> _WHAT IS EXPECTED_: All lines below must be repeated exactly, with the pictures omitted.

> _DATA BLOCK_:
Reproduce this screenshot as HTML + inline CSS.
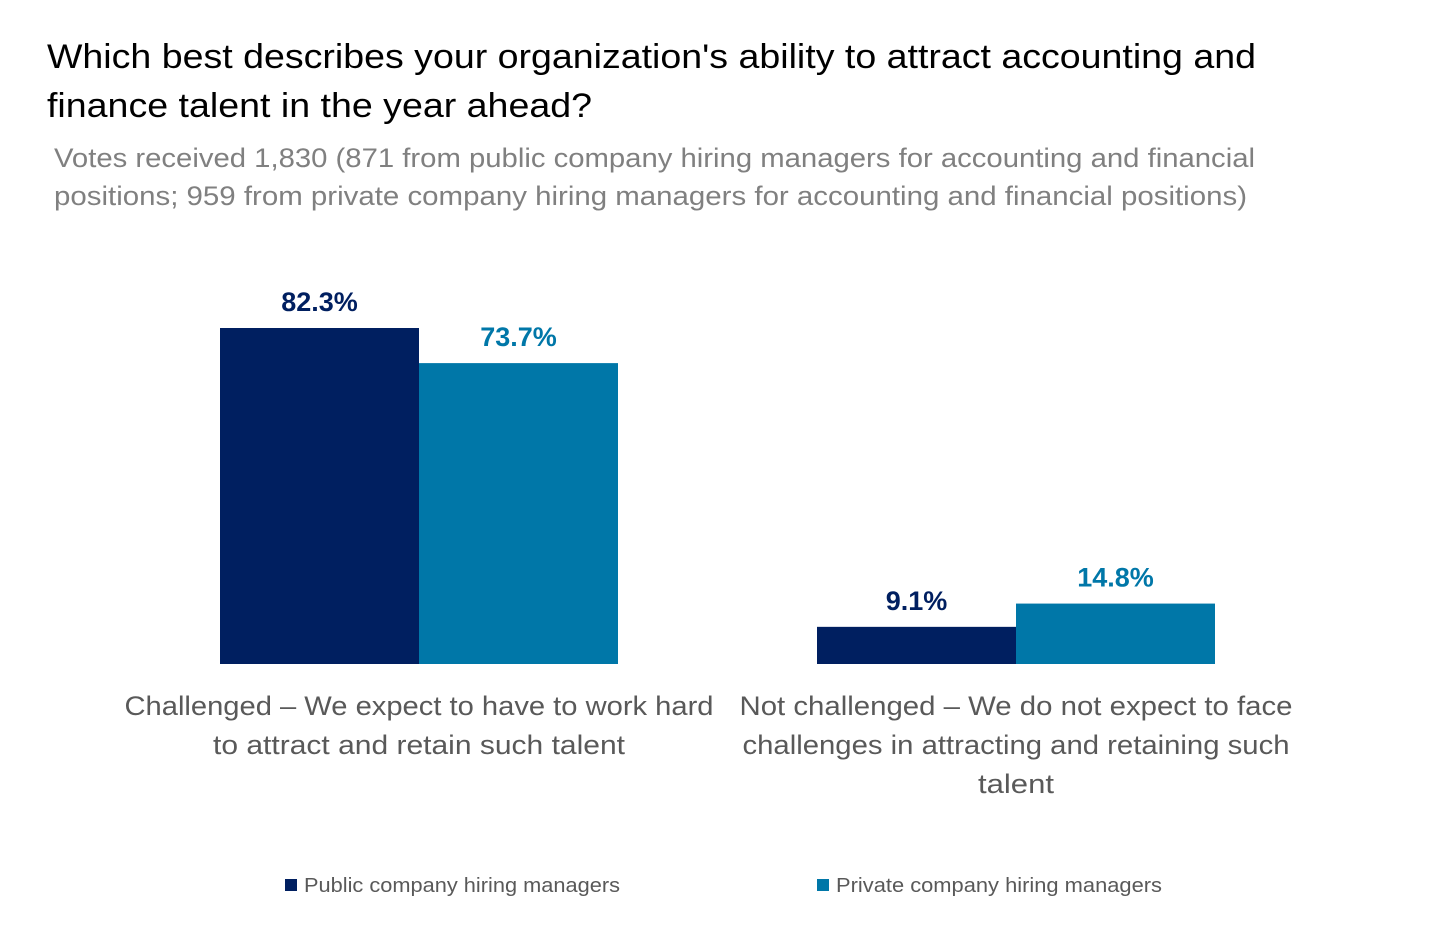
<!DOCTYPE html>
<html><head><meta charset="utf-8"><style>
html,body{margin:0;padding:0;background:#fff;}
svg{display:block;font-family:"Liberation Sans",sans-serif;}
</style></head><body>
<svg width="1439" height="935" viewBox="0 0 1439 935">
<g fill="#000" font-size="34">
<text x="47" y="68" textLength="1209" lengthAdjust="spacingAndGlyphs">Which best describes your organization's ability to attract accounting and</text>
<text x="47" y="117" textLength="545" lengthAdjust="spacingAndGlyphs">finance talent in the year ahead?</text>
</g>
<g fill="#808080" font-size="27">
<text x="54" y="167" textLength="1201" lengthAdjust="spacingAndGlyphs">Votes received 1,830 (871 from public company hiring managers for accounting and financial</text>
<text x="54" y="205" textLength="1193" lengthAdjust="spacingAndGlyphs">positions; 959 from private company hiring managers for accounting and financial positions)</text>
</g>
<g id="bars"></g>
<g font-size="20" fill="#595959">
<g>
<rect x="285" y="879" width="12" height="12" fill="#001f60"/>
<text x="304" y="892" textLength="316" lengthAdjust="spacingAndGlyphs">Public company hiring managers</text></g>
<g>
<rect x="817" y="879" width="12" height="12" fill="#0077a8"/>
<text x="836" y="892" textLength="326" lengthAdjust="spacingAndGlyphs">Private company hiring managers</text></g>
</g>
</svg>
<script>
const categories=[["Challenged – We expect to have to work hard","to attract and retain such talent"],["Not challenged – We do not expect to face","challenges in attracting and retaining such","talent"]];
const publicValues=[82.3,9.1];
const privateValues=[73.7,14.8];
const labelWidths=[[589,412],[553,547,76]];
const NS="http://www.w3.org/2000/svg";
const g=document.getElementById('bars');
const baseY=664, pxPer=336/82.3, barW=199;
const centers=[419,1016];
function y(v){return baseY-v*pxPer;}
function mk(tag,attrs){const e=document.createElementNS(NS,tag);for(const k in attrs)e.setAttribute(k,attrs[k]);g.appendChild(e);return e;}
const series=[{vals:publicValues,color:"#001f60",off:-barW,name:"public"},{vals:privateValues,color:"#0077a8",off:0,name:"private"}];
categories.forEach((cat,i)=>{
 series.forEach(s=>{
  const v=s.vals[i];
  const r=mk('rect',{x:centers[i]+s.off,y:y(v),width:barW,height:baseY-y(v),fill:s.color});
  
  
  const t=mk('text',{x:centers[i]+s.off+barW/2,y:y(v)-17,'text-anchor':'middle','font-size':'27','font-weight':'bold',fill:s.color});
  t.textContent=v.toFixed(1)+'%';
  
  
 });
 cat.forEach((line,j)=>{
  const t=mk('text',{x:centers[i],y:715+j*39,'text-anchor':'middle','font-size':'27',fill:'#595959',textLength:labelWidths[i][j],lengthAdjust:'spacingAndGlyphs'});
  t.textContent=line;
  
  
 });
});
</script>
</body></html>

> _CORRECT RESULT_:
Reproduce this screenshot as HTML + inline CSS.
<!DOCTYPE html>
<html><head><meta charset="utf-8"><style>
html,body{margin:0;padding:0;background:#fff;}
svg{display:block;font-family:"Liberation Sans",sans-serif;}
</style></head><body>
<svg width="1439" height="935" viewBox="0 0 1439 935">
<g fill="#000" font-size="34">
<text x="47" y="68" textLength="1209" lengthAdjust="spacingAndGlyphs">Which best describes your organization's ability to attract accounting and</text>
<text x="47" y="117" textLength="545" lengthAdjust="spacingAndGlyphs">finance talent in the year ahead?</text>
</g>
<g fill="#808080" font-size="27">
<text x="54" y="167" textLength="1201" lengthAdjust="spacingAndGlyphs">Votes received 1,830 (871 from public company hiring managers for accounting and financial</text>
<text x="54" y="205" textLength="1193" lengthAdjust="spacingAndGlyphs">positions; 959 from private company hiring managers for accounting and financial positions)</text>
</g>
<g id="bars"></g>
<g font-size="20" fill="#595959">
<g>
<rect x="285" y="879" width="12" height="12" fill="#001f60"/>
<text x="304" y="892" textLength="316" lengthAdjust="spacingAndGlyphs">Public company hiring managers</text></g>
<g>
<rect x="817" y="879" width="12" height="12" fill="#0077a8"/>
<text x="836" y="892" textLength="326" lengthAdjust="spacingAndGlyphs">Private company hiring managers</text></g>
</g>
</svg>
<script>
const categories=[["Challenged – We expect to have to work hard","to attract and retain such talent"],["Not challenged – We do not expect to face","challenges in attracting and retaining such","talent"]];
const publicValues=[82.3,9.1];
const privateValues=[73.7,14.8];
const labelWidths=[[589,412],[553,547,76]];
const NS="http://www.w3.org/2000/svg";
const g=document.getElementById('bars');
const baseY=664, pxPer=336/82.3, barW=199;
const centers=[419,1016];
function y(v){return baseY-v*pxPer;}
function mk(tag,attrs){const e=document.createElementNS(NS,tag);for(const k in attrs)e.setAttribute(k,attrs[k]);g.appendChild(e);return e;}
const series=[{vals:publicValues,color:"#001f60",off:-barW,name:"public"},{vals:privateValues,color:"#0077a8",off:0,name:"private"}];
categories.forEach((cat,i)=>{
 series.forEach(s=>{
  const v=s.vals[i];
  const r=mk('rect',{x:centers[i]+s.off,y:y(v),width:barW,height:baseY-y(v),fill:s.color});
  
  
  const t=mk('text',{x:centers[i]+s.off+barW/2,y:y(v)-17,'text-anchor':'middle','font-size':'27','font-weight':'bold',fill:s.color});
  t.textContent=v.toFixed(1)+'%';
  
  
 });
 cat.forEach((line,j)=>{
  const t=mk('text',{x:centers[i],y:715+j*39,'text-anchor':'middle','font-size':'27',fill:'#595959',textLength:labelWidths[i][j],lengthAdjust:'spacingAndGlyphs'});
  t.textContent=line;
  
  
 });
});
</script>
</body></html>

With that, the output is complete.